I may be painting a picture of myself where I appear to be a nervous, introverted character terrified of my own shadow. The thing is that couldn't be further from the truth, I am a loud gregarious, fun loving individual and even during some of my darkest days, I still managed to maintain this facade on the outside, but on the inside I felt like everything about me was just wrong. I kept thinking "this will go away if I just squash it down and ignore it, Tony you're not a wimp who succumbs to 'mental illness,'For God sakes just take some concrete pills and harden the fuck up!." 

What happened next was I had what is commonly known as nervous breakdown. I got to a point where I couldn't see a way out, couldn't think straight, couldn't work, couldn't remain calm and couldn't see a point to it all anymore. I really thought that when I got the opportunity I would end it all, in my mind at the time it seemed like the only thing I could do.

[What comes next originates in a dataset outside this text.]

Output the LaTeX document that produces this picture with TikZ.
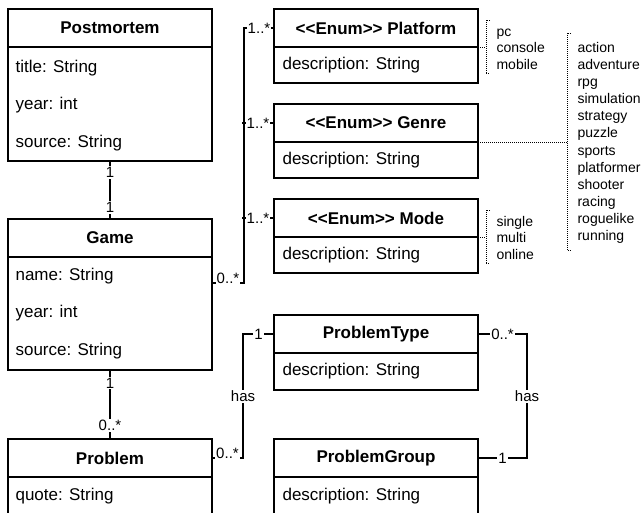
\documentclass[tikz,border=0pt]{standalone}
\usepackage{fontspec}
\setmainfont{Liberation Sans}
\usetikzlibrary{positioning}

% keeps << and >> from turning into guillemets
\newcommand{\stereo}[1]{<\kern0pt<#1>\kern0pt>}

\begin{document}
\begin{tikzpicture}[x=1pt,y=-1pt,line width=1.1pt,node distance=21pt]
  \tikzstyle{head}=[draw,outer sep=0pt,minimum width=204pt,minimum height=38pt,
                    font=\fontsize{17}{20}\selectfont\bfseries]
  \tikzstyle{body}=[draw,outer sep=0pt,minimum width=204pt,minimum height=36pt]
  \tikzstyle{attr}=[anchor=west,inner sep=0pt,font=\fontsize{17}{20}\selectfont]
  \tikzstyle{lbl}=[fill=white,inner sep=1pt,font=\fontsize{15}{18}\selectfont]
  \tikzstyle{note}=[anchor=west,align=left,inner xsep=10pt,inner ysep=3.5pt,
                    font=\fontsize{14}{16.8}\selectfont]
  \tikzstyle{dots}=[line width=0.8pt,dash pattern=on 1pt off 1pt]

  \useasboundingbox (0,0) rectangle (642,512);

  % left column
  \node[head] (pm) at (110,28) {Postmortem};
  \node[body,minimum height=114pt,below=0pt of pm] (pmb) {};
  \node[attr] (pmtitle)  at ([xshift=7pt,yshift=-21pt]pmb.north west) {title: String};
  \node[attr] (pmyear)   at ([yshift=-37.5pt]pmtitle.west) {year: int};
  \node[attr] (pmsource) at ([yshift=-37.5pt]pmyear.west) {source: String};

  \node[head,below=58pt of pmb] (game) {Game};
  \node[body,minimum height=113pt,below=0pt of game] (gameb) {};
  \node[attr] (gamename)   at ([xshift=7pt,yshift=-19pt]gameb.north west) {name: String};
  \node[attr] (gameyear)   at ([yshift=-37.5pt]gamename.west) {year: int};
  \node[attr] (gamesource) at ([yshift=-37.5pt]gameyear.west) {source: String};

  \node[head,below=69pt of gameb] (prob) {Problem};
  \node[body,minimum height=45pt,below=0pt of prob] (probb) {};
  \node[attr] (probquote) at ([xshift=7pt,yshift=-19pt]probb.north west) {quote: String};

  % enums
  \node[head] (plat) at (376,28) {\stereo{Enum} Platform};
  \node[body,below=0pt of plat] (platb) {};
  \node[attr] (platdesc) at ([xshift=8pt]platb.west) {description: String};

  \node[head,below=of platb] (genre) {\stereo{Enum} Genre};
  \node[body,below=0pt of genre] (genreb) {};
  \node[attr] (genredesc) at ([xshift=8pt]genreb.west) {description: String};

  \node[head,below=of genreb] (mode) {\stereo{Enum} Mode};
  \node[body,below=0pt of mode] (modeb) {};
  \node[attr] (modedesc) at ([xshift=8pt]modeb.west) {description: String};

  % problem types
  \node[head] (ptype) at (376,334) {ProblemType};
  \node[body,minimum height=37pt,below=0pt of ptype] (ptypeb) {};
  \node[attr] (ptypedesc) at ([xshift=8pt]ptypeb.west) {description: String};

  \node[head,below=49pt of ptypeb] (pgroup) {ProblemGroup};
  \node[body,minimum height=45pt,below=0pt of pgroup] (pgroupb) {};
  \node[attr] (pgroupdesc) at ([xshift=8pt,yshift=-19pt]pgroupb.north west) {description: String};

  % enum values
  \node[note,right=8pt of platb.north east] (platnote) {\strut pc\\console\\mobile};
  \node[note,right=89pt of genreb.north east,inner ysep=6.5pt,
        font=\fontsize{14}{17.1}\selectfont] (genrenote)
       {\strut action\\adventure\\rpg\\simulation\\strategy\\puzzle\\sports\\platformer\\shooter\\racing\\roguelike\\running};
  \node[note,right=8pt of modeb.north east] (modenote) {\strut single\\multi\\online};

  \foreach \n in {platnote,genrenote,modenote}
    \draw[dots] ([xshift=4pt]\n.north west) -- (\n.north west) -- (\n.south west) -- ([xshift=4pt]\n.south west);
  \draw[dots] (platb.north east) -- (platnote.west);
  \draw[dots] (genreb.north east) -- (genrenote.west);
  \draw[dots] (modeb.north east) -- (modenote.west);

  % associations
  \draw (pmb.south) -- node[lbl,pos=.2] {1} node[lbl,pos=.8] {1} (game.north);
  \draw (gameb.south) -- node[lbl,pos=.19] {1} node[lbl,pos=.8] {0..*} (prob.north);

  \draw ([yshift=-26pt]gameb.north east) -- node[lbl,yshift=5pt] {0..*} ++(32,0)
        |- node[lbl,pos=.75] {1..*} (plat.west);
  \draw (genre.west) -- node[lbl] {1..*} ++(-32,0);
  \draw (mode.west) -- node[lbl] {1..*} ++(-32,0);

  \draw (prob.east) -- node[lbl,yshift=5pt] {0..*} ++(31,0)
        |- node[lbl,pos=.25] {has} node[lbl,pos=.75] {1} (ptype.west);
  \draw (ptype.east) -- node[lbl] {0..*} ++(49,0)
        |- node[lbl,pos=.25] {has} node[lbl,pos=.75] {1} (pgroup.east);
\end{tikzpicture}
\end{document}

Thank God I wasn't alone, my beautiful partner Laura was there for me when I was at my most desperate. She took me to the doctors and got me in touch with some good people. I used to think that I was going mad and that there was no hope to get through this, I was just going to be a crazy old bastard one day. Not true, I can get through this and I can get control of my life back. I'm not crazy, it's just a disease and it's treatable. I'm not talking about treatable as in pumping yourselves up to the eyeballs with meds, but making positive life changes.

These incidents I am writing about didn't happen so long ago and I still have a way to go. When I was in the real thick of it I felt as though a was just being punched in every which direction, now I still take the odd hit but at least now I can fight back. That's what battling mental illness feels like for me and I'm happy to say, I'm winning.